> **WHAT THE TASK REQUIRES**
With all pictures omitted, return verbatim the lines from the beginning of the records below through the line containing "label_map = json.dumps(groups)".

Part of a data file
──────────────────────────────

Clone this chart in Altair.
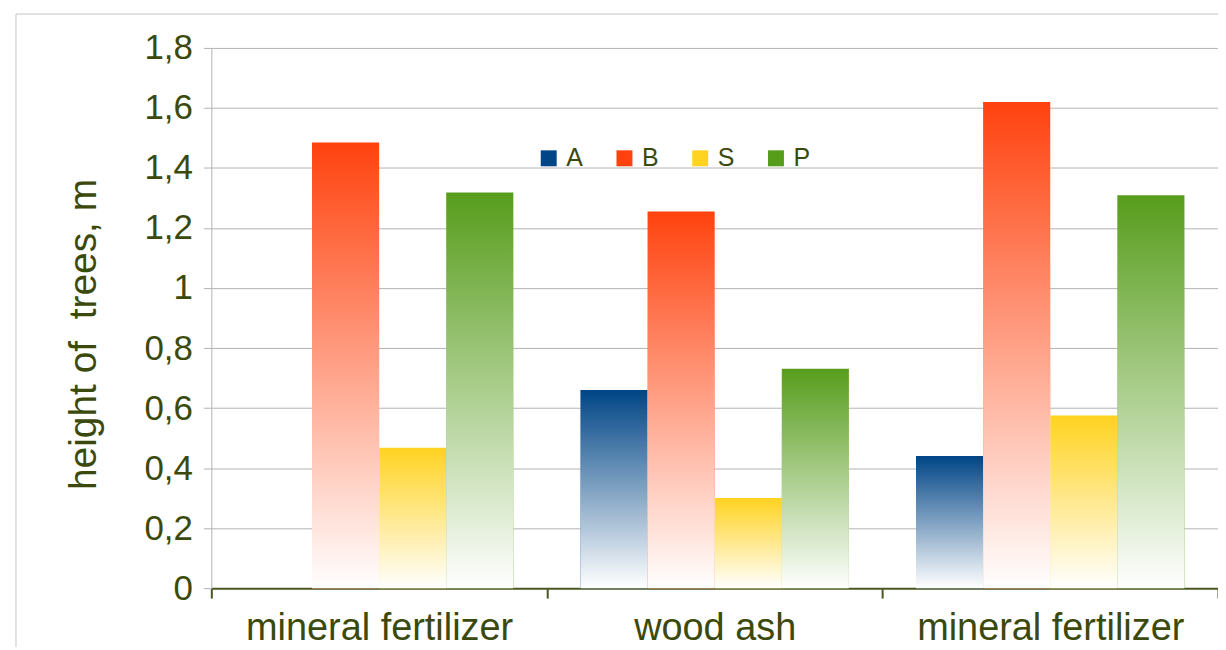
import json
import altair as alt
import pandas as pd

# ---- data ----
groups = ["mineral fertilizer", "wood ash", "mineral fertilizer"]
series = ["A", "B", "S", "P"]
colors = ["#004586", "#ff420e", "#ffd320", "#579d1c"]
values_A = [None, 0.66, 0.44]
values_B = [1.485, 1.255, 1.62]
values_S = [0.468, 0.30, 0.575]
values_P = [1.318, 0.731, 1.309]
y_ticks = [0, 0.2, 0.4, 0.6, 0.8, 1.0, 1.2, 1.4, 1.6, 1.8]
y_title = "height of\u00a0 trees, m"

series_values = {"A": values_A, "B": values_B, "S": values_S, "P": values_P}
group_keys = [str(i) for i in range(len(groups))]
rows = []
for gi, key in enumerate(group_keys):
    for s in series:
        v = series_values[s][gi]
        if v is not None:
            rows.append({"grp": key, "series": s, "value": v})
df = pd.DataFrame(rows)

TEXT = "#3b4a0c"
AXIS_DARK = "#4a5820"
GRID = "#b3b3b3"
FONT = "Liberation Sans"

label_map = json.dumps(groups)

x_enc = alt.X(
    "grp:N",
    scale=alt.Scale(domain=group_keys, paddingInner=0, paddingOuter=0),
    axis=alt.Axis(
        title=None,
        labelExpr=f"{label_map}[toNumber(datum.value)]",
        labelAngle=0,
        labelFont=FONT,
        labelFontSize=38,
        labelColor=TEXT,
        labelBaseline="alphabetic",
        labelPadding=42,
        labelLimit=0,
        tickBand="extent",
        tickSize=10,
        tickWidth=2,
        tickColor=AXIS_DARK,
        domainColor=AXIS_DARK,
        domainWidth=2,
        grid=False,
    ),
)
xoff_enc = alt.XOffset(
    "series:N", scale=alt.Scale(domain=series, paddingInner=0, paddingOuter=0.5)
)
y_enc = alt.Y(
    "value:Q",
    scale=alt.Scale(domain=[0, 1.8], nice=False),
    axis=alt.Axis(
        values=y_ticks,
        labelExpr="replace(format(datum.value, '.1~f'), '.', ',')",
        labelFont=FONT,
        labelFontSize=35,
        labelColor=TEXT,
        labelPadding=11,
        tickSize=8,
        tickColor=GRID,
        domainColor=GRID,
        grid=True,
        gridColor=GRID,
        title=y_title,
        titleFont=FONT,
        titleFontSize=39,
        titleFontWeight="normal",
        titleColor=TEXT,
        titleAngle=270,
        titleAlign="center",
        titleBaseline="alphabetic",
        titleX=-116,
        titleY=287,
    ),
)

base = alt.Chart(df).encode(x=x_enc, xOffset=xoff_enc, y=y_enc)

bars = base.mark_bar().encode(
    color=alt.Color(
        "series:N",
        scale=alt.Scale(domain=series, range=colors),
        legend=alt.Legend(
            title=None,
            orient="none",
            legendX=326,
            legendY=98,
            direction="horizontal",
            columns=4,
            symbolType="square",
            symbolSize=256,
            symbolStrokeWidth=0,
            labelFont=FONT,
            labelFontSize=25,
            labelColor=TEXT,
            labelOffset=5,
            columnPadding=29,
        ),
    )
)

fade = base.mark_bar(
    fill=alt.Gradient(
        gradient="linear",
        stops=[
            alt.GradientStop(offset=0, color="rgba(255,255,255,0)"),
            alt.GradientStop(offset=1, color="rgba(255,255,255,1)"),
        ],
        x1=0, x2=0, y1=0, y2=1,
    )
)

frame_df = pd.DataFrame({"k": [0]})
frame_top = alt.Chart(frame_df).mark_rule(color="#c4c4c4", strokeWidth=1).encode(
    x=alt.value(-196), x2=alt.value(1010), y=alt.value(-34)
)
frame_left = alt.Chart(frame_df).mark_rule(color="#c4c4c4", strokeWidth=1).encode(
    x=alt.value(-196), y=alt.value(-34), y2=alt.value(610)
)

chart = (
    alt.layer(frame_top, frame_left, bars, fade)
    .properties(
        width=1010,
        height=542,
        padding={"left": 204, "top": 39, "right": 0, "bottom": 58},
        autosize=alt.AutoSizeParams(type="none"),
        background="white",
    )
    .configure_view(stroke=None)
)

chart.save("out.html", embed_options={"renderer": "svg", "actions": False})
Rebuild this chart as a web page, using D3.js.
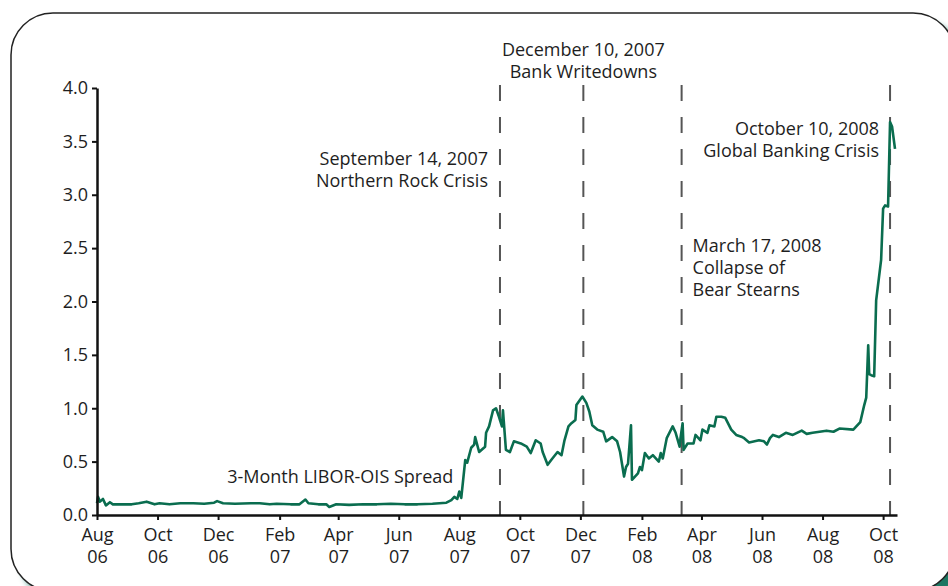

──────────────────────────────

> **WORKED SOLUTION**
Clone this chart in Altair.
import json
import altair as alt
import pandas as pd

# ---- data ----
groups = ["mineral fertilizer", "wood ash", "mineral fertilizer"]
series = ["A", "B", "S", "P"]
colors = ["#004586", "#ff420e", "#ffd320", "#579d1c"]
values_A = [None, 0.66, 0.44]
values_B = [1.485, 1.255, 1.62]
values_S = [0.468, 0.30, 0.575]
values_P = [1.318, 0.731, 1.309]
y_ticks = [0, 0.2, 0.4, 0.6, 0.8, 1.0, 1.2, 1.4, 1.6, 1.8]
y_title = "height of\u00a0 trees, m"

series_values = {"A": values_A, "B": values_B, "S": values_S, "P": values_P}
group_keys = [str(i) for i in range(len(groups))]
rows = []
for gi, key in enumerate(group_keys):
    for s in series:
        v = series_values[s][gi]
        if v is not None:
            rows.append({"grp": key, "series": s, "value": v})
df = pd.DataFrame(rows)

TEXT = "#3b4a0c"
AXIS_DARK = "#4a5820"
GRID = "#b3b3b3"
FONT = "Liberation Sans"

label_map = json.dumps(groups)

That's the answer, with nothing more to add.